Foreordained for Chicago
By
Richard A. Epstein
My first experiences at the University of Chicago long antedate
my joining the faculty 30 years ago. My older sister Alice had
spent two years in College at the University of Rochester before
she transferred to the University of Chicago. My younger sister
JoAnn spent one year at New York University before she transferred
here as well. I had therefore over a dozen years of continuous
exposure to the intellectual life at the University of Chicago
before I transferred here as a faculty member from the University
of Southern California Law School in the fall of 1972.
My period of constant engagement with the University has thus
carried over my entire adult life, and I continue to marvel at
how institutions develop certain personalities that seem to survive
a complete turnover of the individuals who populate them. Even
as a college student in the 1950s, I sensed the intense intellectual
pace that defined life at this University, and at this Law School,
which is so much a part of this University. People pushed, tested
and probed almost at will. Yet all of these exchanges took place
by an invisible set of legal rules that would have made the Marquis
of Queensbury proud. There are many low blows that can be inflicted
in argument, of which the most common is to appeal to rank and
position when reason starts to fail. Our house rules guarded against
that risk. Discussion at the University of Chicago follows, it
might be said, a form of the first possession rule. Those who
get the floor are allowed to keep it. The shy will have to remain
silent on the side lines. But keeping the floor is not simply
a matter of moving one’s jaw. You had to say something that
was worth hearing, or else you found yourself quieted under our
local version of the gong show.
Sounds harsh? Well consider that the flip side of this norm is
a complete disdain for the artificial pretensions rank and authority.
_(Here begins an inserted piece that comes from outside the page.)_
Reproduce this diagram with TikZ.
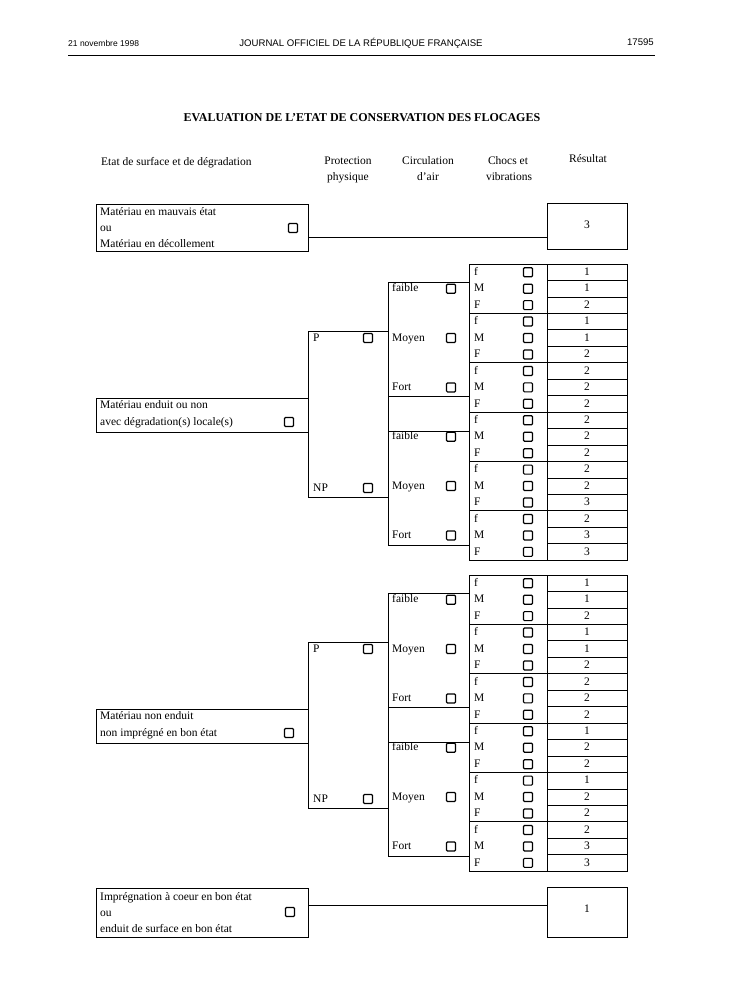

Contests in life can be scored, as it were, by bridge rules or
chess rules. In bridge master ratings are achieved by cumulative
points. One can therefore have a very high ranking even if well
past one’s prime. That does not happen in chess, where a
ranking reflects a current performance, not historical highs.
Chicago operates on chess rules on a daily basis. Young people
therefore enter into this formidable world knowing that they will
be judged by what they have to say, not by their age or their
credentials. This dominant cultural feature liberates debate by
creating, as we Chicagoans like to say, the right kind of incentive
structure. Senior faculty members are kept on their toes because
they know that rank has few if any privileges. Junior faculty
members get on their toes because they know that they can participate
from the get-go in the life of the community.
The resulting mix is not for all comers. People who visit Chicago
are often tempted to describe our distinctive norms as a laboratory
for Social Darwinism, red in tooth and claw. But in so doing,
they miss one of the key strengths of the Law School’s culture.
The sharp level of interchange, more often than not, leads to
an increased respect and cooperation across the faculty. It encourages
people to try out ideas that become the basis of their future
articles. It leads them to read each other’s work, and to
collaborate on joint projects in the great tradition of Walter
Blum and Harry Kalven’s work on Progressive Taxation. It
carries over to teaching by legitimating the Socratic method:
the students know that the faculty who fire questions from the
podium are often on the receiving end of spirited inquiry at lunch
and in workshops. And most of all this culture helps us young
as we get older. There is no mystery behind the extraordinary
productivity of the scholars at the University and the Law School.
Our social universe that values our contributions. We work in
an environment in which we have both strong support and face stiff
competition. The culture of the Law School will not allow us to
become complacent today, any more than it has allowed them to
be complacent when it first opened up its doors a century ago.
I was foreordained to spent my academic career here.